WHAT YOU ARE ASKED TO DO
Reproduce exactly the lines below, from the first one through the line containing "0.6, 0.733, 0.766];", and omit any pictures.

____________

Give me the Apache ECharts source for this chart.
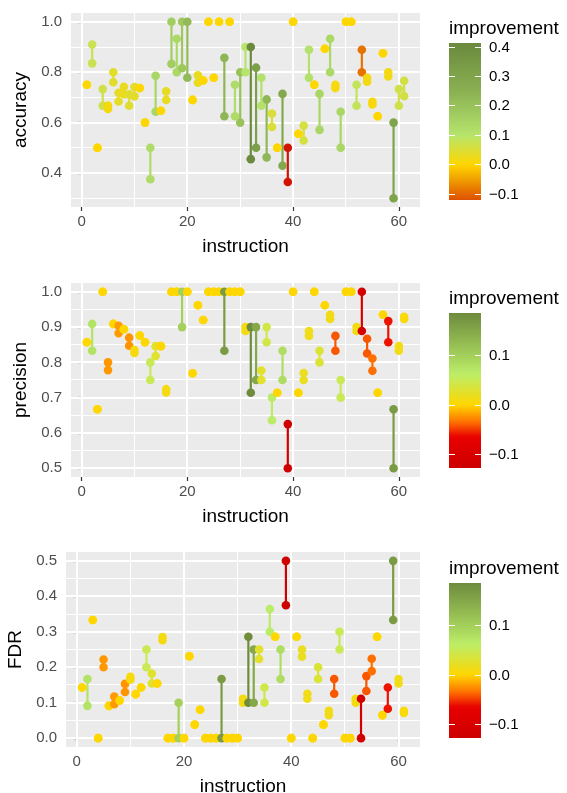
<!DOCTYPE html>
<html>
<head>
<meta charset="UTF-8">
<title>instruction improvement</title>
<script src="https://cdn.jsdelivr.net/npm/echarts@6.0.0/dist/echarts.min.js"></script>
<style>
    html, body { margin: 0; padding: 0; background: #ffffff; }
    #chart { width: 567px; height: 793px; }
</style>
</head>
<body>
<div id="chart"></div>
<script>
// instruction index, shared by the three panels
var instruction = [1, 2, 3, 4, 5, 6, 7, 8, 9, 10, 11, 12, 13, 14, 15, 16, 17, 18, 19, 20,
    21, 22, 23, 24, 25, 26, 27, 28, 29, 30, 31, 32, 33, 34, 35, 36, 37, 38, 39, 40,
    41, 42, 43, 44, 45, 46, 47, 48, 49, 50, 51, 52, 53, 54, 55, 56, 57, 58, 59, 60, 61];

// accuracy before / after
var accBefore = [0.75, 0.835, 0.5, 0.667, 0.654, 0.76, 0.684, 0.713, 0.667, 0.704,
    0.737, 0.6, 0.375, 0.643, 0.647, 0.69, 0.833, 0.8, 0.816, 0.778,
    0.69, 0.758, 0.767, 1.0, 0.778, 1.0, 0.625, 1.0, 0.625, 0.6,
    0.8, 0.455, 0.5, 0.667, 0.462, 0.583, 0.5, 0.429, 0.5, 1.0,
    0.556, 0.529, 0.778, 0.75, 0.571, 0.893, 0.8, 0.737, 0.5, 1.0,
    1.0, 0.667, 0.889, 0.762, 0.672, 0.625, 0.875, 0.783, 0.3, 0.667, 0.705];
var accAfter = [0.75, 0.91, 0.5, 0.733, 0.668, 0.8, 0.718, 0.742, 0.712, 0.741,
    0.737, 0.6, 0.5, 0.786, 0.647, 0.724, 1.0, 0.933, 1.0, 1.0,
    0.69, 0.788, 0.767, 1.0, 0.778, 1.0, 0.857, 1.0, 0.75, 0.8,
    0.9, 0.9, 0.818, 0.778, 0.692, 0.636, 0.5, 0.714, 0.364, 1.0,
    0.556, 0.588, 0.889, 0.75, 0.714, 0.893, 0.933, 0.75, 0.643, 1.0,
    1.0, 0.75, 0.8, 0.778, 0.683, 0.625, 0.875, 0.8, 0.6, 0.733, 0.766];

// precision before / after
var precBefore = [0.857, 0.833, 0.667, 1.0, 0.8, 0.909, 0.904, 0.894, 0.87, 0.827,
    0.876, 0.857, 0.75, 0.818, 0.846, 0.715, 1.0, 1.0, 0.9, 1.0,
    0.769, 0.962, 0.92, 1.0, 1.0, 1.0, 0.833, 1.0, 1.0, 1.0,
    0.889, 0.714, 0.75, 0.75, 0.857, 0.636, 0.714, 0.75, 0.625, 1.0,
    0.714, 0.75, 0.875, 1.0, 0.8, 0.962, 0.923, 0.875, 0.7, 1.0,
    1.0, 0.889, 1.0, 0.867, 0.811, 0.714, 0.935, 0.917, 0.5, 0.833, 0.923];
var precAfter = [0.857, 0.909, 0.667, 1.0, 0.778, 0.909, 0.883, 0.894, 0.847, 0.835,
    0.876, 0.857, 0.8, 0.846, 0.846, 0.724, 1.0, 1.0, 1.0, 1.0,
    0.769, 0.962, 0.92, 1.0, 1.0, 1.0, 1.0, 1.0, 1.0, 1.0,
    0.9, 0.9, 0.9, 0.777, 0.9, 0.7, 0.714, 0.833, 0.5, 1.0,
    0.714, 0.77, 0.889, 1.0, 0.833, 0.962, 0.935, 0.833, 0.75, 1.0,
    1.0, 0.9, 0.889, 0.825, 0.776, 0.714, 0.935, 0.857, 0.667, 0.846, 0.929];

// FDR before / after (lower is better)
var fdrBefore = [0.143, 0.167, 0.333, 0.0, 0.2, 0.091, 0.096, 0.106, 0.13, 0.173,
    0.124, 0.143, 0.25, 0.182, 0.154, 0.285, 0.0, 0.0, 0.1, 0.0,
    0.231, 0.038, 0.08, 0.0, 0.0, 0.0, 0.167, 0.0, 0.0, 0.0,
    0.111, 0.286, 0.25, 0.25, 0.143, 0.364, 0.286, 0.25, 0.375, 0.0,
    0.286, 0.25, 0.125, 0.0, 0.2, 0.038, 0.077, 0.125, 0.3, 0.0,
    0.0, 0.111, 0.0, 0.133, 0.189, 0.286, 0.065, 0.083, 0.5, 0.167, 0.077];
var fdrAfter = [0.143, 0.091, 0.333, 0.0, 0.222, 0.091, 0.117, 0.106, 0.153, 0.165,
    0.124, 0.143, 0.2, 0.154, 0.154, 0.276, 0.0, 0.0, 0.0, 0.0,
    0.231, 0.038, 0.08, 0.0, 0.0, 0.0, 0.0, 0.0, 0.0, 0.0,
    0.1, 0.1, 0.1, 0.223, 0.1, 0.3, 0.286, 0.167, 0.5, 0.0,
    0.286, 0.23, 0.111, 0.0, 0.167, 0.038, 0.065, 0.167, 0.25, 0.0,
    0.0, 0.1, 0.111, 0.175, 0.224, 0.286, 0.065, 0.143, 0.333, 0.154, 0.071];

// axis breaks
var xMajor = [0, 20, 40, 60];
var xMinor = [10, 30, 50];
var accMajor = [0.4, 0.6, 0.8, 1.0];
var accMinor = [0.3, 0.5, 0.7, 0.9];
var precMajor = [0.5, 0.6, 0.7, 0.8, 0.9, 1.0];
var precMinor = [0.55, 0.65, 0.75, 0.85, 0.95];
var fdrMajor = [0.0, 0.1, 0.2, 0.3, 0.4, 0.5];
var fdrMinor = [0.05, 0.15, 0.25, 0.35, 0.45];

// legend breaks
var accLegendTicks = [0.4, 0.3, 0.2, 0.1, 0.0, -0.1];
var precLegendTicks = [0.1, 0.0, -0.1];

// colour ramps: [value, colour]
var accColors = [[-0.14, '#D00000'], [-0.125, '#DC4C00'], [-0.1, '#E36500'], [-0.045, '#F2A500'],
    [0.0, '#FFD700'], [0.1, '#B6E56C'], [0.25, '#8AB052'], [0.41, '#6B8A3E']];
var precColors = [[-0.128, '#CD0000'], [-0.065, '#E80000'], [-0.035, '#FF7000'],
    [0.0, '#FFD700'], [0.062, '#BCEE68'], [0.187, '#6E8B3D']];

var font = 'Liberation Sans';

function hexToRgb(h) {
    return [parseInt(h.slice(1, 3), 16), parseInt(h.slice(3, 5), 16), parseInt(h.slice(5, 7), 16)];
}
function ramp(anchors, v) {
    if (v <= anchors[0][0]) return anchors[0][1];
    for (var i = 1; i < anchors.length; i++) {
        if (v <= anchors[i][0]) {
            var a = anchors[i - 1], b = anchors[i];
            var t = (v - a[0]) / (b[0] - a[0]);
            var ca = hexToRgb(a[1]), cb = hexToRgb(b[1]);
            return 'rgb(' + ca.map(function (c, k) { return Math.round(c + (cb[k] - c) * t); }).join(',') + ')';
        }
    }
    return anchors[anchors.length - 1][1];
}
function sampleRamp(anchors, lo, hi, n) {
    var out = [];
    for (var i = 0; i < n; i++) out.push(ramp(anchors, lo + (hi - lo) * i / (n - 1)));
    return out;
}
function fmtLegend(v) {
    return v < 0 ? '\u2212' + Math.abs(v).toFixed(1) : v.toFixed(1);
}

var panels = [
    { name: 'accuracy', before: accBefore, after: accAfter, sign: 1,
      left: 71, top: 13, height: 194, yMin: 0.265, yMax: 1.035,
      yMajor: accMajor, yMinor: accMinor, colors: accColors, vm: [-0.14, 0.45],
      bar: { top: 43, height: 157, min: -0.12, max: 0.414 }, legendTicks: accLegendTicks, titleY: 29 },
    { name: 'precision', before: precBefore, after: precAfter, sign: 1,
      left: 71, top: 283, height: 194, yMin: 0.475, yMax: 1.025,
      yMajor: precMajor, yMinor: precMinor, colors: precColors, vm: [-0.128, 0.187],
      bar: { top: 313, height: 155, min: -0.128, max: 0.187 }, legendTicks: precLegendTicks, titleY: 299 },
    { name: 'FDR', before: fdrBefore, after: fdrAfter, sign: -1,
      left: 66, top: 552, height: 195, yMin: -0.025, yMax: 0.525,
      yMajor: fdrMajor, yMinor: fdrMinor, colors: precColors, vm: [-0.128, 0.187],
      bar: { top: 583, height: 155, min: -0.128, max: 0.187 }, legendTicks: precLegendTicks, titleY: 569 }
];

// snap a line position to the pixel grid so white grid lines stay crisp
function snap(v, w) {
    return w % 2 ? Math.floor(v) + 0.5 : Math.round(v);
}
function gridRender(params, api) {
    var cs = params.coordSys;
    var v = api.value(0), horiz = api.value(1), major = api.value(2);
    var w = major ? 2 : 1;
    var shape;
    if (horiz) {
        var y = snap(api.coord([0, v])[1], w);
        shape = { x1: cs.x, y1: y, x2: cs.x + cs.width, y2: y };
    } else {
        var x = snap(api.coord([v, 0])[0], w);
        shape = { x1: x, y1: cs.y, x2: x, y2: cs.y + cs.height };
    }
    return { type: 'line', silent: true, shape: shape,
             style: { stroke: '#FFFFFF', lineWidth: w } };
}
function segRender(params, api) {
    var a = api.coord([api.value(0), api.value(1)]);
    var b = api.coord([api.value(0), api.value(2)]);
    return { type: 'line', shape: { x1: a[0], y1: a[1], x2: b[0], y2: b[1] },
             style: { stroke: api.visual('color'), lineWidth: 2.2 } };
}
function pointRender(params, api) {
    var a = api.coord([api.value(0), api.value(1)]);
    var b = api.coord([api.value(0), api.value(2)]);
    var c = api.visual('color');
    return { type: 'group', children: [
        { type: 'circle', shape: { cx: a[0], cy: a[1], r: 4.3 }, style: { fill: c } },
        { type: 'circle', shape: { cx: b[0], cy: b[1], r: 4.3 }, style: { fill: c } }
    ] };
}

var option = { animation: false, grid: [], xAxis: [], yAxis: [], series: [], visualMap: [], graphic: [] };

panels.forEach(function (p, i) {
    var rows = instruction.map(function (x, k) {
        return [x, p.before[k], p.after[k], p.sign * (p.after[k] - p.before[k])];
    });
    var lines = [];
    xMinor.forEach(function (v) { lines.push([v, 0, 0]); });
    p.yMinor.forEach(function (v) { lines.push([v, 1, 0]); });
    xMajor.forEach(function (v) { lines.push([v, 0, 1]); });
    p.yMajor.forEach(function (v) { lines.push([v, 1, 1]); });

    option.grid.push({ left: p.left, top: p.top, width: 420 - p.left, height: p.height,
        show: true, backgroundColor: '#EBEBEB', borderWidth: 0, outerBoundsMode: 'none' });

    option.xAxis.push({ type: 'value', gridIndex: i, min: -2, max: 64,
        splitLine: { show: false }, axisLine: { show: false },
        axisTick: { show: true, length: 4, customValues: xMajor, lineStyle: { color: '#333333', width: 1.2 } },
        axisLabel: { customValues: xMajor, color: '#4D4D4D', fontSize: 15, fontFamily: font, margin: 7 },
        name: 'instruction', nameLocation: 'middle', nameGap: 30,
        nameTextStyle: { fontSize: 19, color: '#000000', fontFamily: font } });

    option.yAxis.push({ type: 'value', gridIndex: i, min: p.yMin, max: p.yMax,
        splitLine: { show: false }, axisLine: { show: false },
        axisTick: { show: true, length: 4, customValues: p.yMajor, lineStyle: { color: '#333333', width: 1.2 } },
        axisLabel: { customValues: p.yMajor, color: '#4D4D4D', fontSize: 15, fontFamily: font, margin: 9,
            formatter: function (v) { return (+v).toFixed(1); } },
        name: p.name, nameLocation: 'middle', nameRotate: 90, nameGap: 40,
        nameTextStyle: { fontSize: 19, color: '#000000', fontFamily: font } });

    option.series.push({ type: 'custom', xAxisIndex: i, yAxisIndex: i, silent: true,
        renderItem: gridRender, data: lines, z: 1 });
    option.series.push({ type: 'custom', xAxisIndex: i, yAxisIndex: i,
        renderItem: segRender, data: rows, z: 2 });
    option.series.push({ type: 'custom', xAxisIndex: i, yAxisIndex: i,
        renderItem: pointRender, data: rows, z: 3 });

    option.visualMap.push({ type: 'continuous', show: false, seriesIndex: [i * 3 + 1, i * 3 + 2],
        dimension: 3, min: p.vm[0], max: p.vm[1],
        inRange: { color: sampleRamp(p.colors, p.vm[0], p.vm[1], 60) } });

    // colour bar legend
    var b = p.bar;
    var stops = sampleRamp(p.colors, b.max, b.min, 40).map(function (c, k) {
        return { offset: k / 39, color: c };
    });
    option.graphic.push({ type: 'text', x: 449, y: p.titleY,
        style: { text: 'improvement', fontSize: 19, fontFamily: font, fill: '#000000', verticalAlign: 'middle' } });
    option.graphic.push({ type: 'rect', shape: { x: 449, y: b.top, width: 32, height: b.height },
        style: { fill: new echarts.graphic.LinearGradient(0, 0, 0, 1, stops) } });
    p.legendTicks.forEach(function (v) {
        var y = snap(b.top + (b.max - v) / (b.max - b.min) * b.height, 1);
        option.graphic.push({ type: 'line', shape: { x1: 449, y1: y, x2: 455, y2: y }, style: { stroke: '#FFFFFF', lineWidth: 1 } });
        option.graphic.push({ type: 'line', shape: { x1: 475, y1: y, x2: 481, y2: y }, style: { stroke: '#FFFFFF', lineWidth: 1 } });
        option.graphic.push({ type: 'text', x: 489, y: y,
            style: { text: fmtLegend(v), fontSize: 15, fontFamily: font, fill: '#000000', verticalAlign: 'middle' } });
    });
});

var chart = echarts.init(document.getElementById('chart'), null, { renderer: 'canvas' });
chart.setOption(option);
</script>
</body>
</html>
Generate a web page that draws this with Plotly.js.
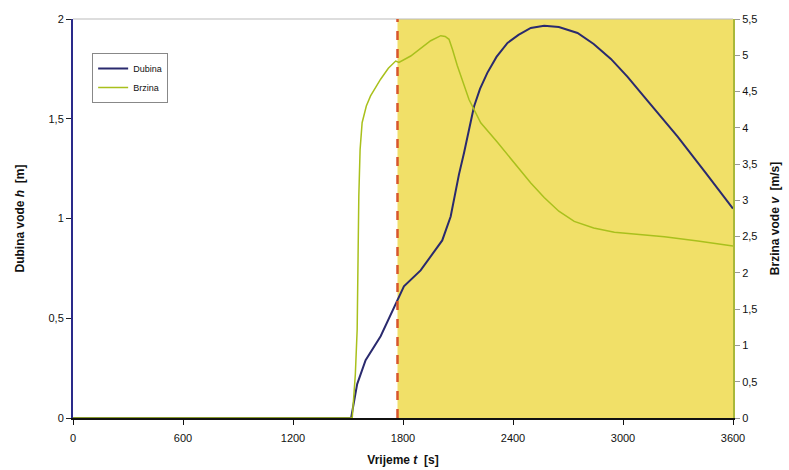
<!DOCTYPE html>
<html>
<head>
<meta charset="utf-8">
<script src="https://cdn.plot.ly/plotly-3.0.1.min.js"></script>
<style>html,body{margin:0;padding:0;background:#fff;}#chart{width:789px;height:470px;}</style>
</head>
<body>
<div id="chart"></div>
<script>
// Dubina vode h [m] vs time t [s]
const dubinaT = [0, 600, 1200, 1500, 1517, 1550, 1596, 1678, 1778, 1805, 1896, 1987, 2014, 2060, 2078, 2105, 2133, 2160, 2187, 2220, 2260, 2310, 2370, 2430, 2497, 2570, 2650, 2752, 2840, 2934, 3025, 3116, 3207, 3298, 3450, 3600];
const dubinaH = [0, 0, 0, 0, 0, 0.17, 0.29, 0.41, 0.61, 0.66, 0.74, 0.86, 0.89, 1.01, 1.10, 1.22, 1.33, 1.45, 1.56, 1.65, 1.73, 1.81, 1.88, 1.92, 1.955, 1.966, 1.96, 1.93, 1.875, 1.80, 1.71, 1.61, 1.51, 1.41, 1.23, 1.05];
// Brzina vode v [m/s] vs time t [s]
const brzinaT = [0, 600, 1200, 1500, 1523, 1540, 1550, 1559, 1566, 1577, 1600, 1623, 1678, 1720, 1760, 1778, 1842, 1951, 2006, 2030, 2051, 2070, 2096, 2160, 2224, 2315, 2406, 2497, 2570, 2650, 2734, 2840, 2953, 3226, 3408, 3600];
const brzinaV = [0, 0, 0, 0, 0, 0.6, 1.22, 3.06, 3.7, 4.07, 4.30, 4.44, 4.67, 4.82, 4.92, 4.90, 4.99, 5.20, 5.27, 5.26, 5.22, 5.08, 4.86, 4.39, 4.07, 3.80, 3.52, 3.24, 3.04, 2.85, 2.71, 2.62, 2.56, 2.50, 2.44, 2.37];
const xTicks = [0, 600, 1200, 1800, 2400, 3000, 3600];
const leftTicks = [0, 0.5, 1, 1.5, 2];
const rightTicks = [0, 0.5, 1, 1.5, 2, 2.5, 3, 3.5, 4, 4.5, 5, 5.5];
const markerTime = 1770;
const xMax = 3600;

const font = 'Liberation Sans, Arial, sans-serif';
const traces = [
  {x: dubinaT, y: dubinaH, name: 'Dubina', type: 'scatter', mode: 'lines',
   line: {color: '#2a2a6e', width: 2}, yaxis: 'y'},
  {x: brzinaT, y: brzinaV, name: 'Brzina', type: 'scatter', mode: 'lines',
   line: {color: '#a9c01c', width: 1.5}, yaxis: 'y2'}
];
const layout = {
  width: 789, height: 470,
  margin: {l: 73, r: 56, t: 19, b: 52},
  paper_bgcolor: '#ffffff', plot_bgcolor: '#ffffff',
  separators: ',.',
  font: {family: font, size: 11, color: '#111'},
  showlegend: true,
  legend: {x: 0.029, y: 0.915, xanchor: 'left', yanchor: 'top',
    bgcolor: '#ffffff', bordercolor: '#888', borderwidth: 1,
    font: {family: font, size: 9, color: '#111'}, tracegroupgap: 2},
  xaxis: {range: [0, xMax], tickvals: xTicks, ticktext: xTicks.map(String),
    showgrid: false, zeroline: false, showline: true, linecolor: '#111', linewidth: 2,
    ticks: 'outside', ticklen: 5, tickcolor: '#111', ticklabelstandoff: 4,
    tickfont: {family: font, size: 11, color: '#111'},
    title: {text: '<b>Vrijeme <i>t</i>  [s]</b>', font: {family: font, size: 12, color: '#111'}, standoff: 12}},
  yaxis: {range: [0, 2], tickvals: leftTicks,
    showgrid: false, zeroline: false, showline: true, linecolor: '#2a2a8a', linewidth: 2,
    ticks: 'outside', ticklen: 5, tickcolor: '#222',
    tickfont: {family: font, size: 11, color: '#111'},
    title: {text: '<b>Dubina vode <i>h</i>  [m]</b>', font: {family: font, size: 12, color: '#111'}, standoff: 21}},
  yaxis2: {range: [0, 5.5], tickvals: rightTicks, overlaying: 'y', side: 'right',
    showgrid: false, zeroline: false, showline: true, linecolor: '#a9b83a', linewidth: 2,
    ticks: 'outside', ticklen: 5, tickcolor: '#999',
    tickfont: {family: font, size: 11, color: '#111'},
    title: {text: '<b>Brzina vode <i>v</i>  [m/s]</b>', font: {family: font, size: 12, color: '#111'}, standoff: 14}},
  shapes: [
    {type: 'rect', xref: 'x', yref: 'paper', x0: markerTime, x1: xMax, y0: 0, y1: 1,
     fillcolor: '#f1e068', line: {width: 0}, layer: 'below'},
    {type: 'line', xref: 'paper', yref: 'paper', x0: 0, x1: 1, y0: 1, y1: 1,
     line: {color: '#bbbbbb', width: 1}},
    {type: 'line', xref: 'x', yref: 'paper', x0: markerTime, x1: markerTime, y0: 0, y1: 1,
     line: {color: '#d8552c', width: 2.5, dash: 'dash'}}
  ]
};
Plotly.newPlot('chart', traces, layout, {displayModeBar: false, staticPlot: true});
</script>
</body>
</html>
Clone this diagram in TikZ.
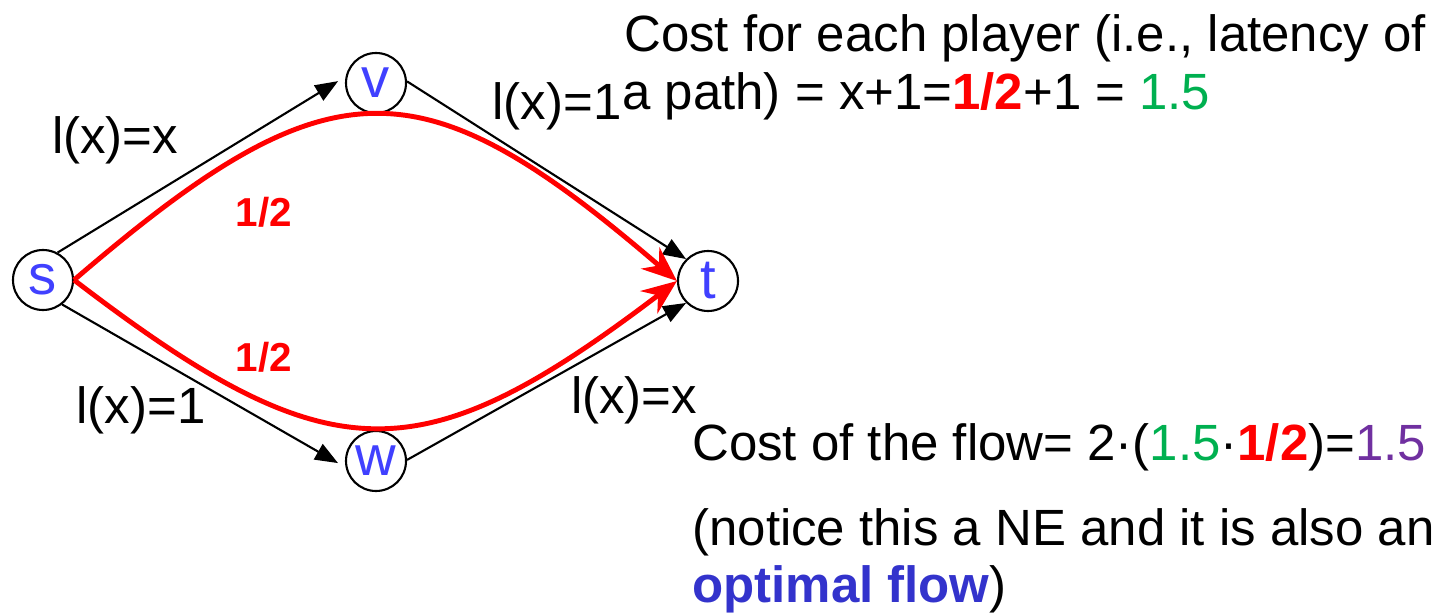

____________

TASK RESULT
Give me the Apache ECharts source for this chart.
<!DOCTYPE html>
<html>
<head>
<meta charset="UTF-8">
<title>instruction improvement</title>
<script src="https://cdn.jsdelivr.net/npm/echarts@6.0.0/dist/echarts.min.js"></script>
<style>
    html, body { margin: 0; padding: 0; background: #ffffff; }
    #chart { width: 567px; height: 793px; }
</style>
</head>
<body>
<div id="chart"></div>
<script>
// instruction index, shared by the three panels
var instruction = [1, 2, 3, 4, 5, 6, 7, 8, 9, 10, 11, 12, 13, 14, 15, 16, 17, 18, 19, 20,
    21, 22, 23, 24, 25, 26, 27, 28, 29, 30, 31, 32, 33, 34, 35, 36, 37, 38, 39, 40,
    41, 42, 43, 44, 45, 46, 47, 48, 49, 50, 51, 52, 53, 54, 55, 56, 57, 58, 59, 60, 61];

// accuracy before / after
var accBefore = [0.75, 0.835, 0.5, 0.667, 0.654, 0.76, 0.684, 0.713, 0.667, 0.704,
    0.737, 0.6, 0.375, 0.643, 0.647, 0.69, 0.833, 0.8, 0.816, 0.778,
    0.69, 0.758, 0.767, 1.0, 0.778, 1.0, 0.625, 1.0, 0.625, 0.6,
    0.8, 0.455, 0.5, 0.667, 0.462, 0.583, 0.5, 0.429, 0.5, 1.0,
    0.556, 0.529, 0.778, 0.75, 0.571, 0.893, 0.8, 0.737, 0.5, 1.0,
    1.0, 0.667, 0.889, 0.762, 0.672, 0.625, 0.875, 0.783, 0.3, 0.667, 0.705];
var accAfter = [0.75, 0.91, 0.5, 0.733, 0.668, 0.8, 0.718, 0.742, 0.712, 0.741,
    0.737, 0.6, 0.5, 0.786, 0.647, 0.724, 1.0, 0.933, 1.0, 1.0,
    0.69, 0.788, 0.767, 1.0, 0.778, 1.0, 0.857, 1.0, 0.75, 0.8,
    0.9, 0.9, 0.818, 0.778, 0.692, 0.636, 0.5, 0.714, 0.364, 1.0,
    0.556, 0.588, 0.889, 0.75, 0.714, 0.893, 0.933, 0.75, 0.643, 1.0,
    1.0, 0.75, 0.8, 0.778, 0.683, 0.625, 0.875, 0.8, 0.6, 0.733, 0.766];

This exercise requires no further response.